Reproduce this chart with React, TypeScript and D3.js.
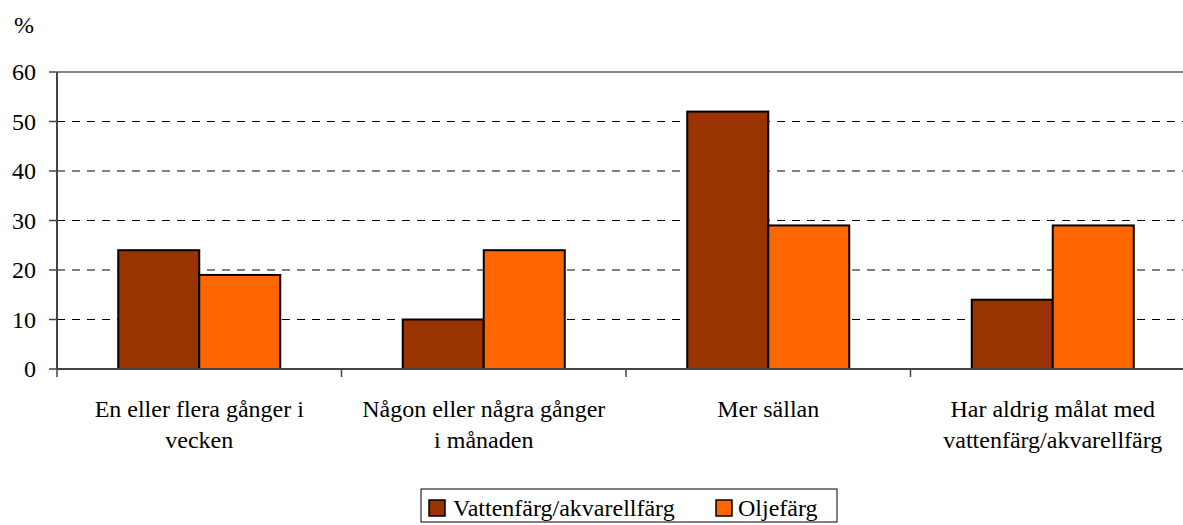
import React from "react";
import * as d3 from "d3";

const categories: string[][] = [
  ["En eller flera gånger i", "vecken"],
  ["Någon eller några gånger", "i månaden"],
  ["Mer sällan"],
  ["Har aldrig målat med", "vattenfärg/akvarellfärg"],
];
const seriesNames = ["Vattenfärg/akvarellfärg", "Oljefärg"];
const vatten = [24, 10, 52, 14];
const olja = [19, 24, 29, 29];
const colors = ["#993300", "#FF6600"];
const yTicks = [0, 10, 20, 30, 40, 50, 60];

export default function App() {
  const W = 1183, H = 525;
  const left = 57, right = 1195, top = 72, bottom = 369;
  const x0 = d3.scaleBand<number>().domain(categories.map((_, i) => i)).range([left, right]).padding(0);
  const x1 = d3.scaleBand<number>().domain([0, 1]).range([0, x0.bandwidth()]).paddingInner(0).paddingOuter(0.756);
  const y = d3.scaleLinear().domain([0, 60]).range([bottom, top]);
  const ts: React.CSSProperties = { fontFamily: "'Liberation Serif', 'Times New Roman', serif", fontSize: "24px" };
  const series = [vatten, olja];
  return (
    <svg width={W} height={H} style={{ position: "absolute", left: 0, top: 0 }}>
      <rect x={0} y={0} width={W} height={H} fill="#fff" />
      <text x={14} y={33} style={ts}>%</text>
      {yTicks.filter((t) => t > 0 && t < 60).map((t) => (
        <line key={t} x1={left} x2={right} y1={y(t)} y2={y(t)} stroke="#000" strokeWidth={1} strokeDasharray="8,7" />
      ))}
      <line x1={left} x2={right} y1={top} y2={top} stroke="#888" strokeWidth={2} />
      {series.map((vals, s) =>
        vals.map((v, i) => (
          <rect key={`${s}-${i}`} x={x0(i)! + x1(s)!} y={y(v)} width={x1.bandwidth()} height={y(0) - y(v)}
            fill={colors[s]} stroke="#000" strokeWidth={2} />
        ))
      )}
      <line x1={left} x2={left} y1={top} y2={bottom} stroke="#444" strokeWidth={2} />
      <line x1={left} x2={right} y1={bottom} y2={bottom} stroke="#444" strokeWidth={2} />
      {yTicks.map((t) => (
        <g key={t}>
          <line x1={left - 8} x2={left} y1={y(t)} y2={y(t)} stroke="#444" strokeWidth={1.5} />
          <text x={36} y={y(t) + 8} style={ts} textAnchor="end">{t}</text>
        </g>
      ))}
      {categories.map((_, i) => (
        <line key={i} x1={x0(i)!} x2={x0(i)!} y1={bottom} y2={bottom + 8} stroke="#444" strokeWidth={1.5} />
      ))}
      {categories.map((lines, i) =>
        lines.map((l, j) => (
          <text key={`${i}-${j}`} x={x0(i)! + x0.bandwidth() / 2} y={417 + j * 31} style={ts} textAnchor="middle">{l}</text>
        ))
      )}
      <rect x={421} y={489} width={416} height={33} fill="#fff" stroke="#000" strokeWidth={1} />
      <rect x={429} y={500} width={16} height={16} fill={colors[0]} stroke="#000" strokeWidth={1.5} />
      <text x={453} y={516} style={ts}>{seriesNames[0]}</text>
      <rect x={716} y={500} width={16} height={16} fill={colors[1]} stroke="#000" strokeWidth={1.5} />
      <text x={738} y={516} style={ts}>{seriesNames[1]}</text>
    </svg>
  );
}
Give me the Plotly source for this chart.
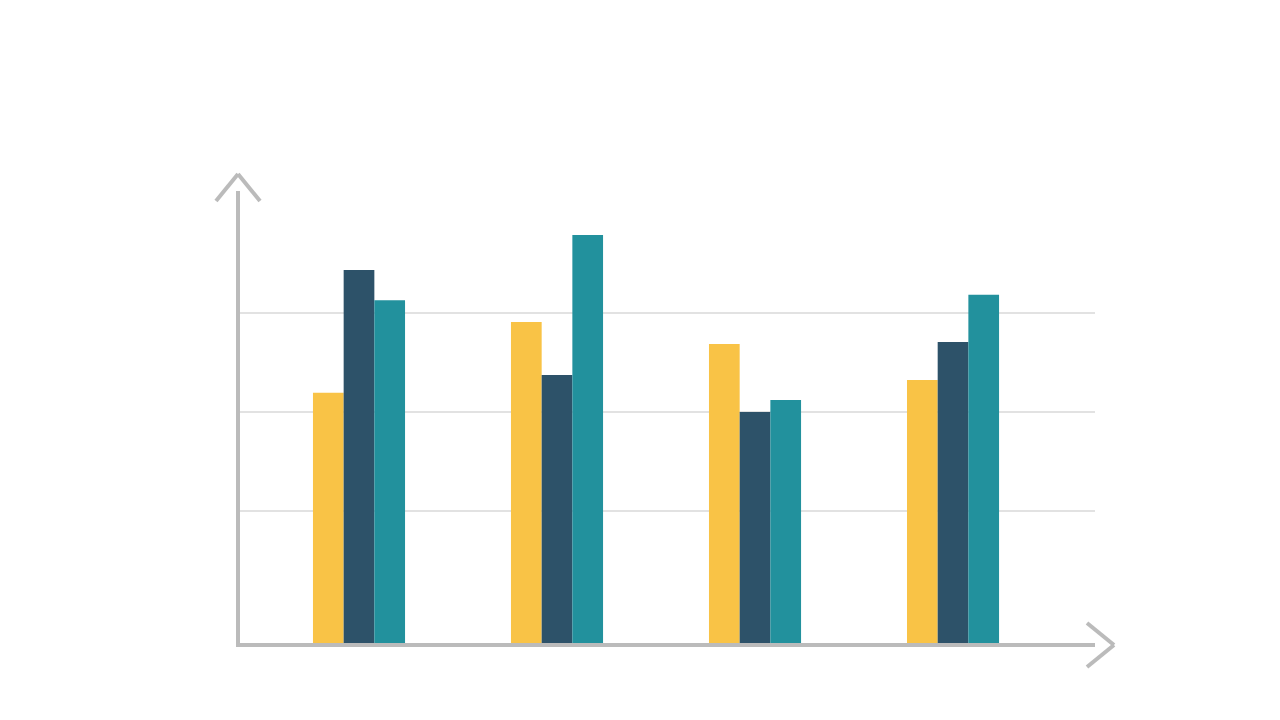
^^^^^^^^
(PROMPT): Make an exact copy of the data above, pictures excluded.

(WRITTEN RESPONSE):
Reproduce this chart with React, TypeScript and D3.js.
import React from "react";
import * as d3 from "d3";

const categories: string[][] = [
  ["En eller flera gånger i", "vecken"],
  ["Någon eller några gånger", "i månaden"],
  ["Mer sällan"],
  ["Har aldrig målat med", "vattenfärg/akvarellfärg"],
];
const seriesNames = ["Vattenfärg/akvarellfärg", "Oljefärg"];
const vatten = [24, 10, 52, 14];
const olja = [19, 24, 29, 29];
const colors = ["#993300", "#FF6600"];
const yTicks = [0, 10, 20, 30, 40, 50, 60];

export default function App() {
  const W = 1183, H = 525;
  const left = 57, right = 1195, top = 72, bottom = 369;
  const x0 = d3.scaleBand<number>().domain(categories.map((_, i) => i)).range([left, right]).padding(0);
  const x1 = d3.scaleBand<number>().domain([0, 1]).range([0, x0.bandwidth()]).paddingInner(0).paddingOuter(0.756);
  const y = d3.scaleLinear().domain([0, 60]).range([bottom, top]);
  const ts: React.CSSProperties = { fontFamily: "'Liberation Serif', 'Times New Roman', serif", fontSize: "24px" };
  const series = [vatten, olja];
  return (
    <svg width={W} height={H} style={{ position: "absolute", left: 0, top: 0 }}>
      <rect x={0} y={0} width={W} height={H} fill="#fff" />
      <text x={14} y={33} style={ts}>%</text>
      {yTicks.filter((t) => t > 0 && t < 60).map((t) => (
        <line key={t} x1={left} x2={right} y1={y(t)} y2={y(t)} stroke="#000" strokeWidth={1} strokeDasharray="8,7" />
      ))}
      <line x1={left} x2={right} y1={top} y2={top} stroke="#888" strokeWidth={2} />
      {series.map((vals, s) =>
        vals.map((v, i) => (
          <rect key={`${s}-${i}`} x={x0(i)! + x1(s)!} y={y(v)} width={x1.bandwidth()} height={y(0) - y(v)}
            fill={colors[s]} stroke="#000" strokeWidth={2} />
        ))
      )}
      <line x1={left} x2={left} y1={top} y2={bottom} stroke="#444" strokeWidth={2} />
      <line x1={left} x2={right} y1={bottom} y2={bottom} stroke="#444" strokeWidth={2} />
      {yTicks.map((t) => (
        <g key={t}>
          <line x1={left - 8} x2={left} y1={y(t)} y2={y(t)} stroke="#444" strokeWidth={1.5} />
          <text x={36} y={y(t) + 8} style={ts} textAnchor="end">{t}</text>
        </g>
      ))}
      {categories.map((_, i) => (
        <line key={i} x1={x0(i)!} x2={x0(i)!} y1={bottom} y2={bottom + 8} stroke="#444" strokeWidth={1.5} />
      ))}
      {categories.map((lines, i) =>
        lines.map((l, j) => (
          <text key={`${i}-${j}`} x={x0(i)! + x0.bandwidth() / 2} y={417 + j * 31} style={ts} textAnchor="middle">{l}</text>
        ))
      )}
      <rect x={421} y={489} width={416} height={33} fill="#fff" stroke="#000" strokeWidth={1} />
      <rect x={429} y={500} width={16} height={16} fill={colors[0]} stroke="#000" strokeWidth={1.5} />
      <text x={453} y={516} style={ts}>{seriesNames[0]}</text>
      <rect x={716} y={500} width={16} height={16} fill={colors[1]} stroke="#000" strokeWidth={1.5} />
      <text x={738} y={516} style={ts}>{seriesNames[1]}</text>
    </svg>
  );
}
Give me the Plotly source for this chart.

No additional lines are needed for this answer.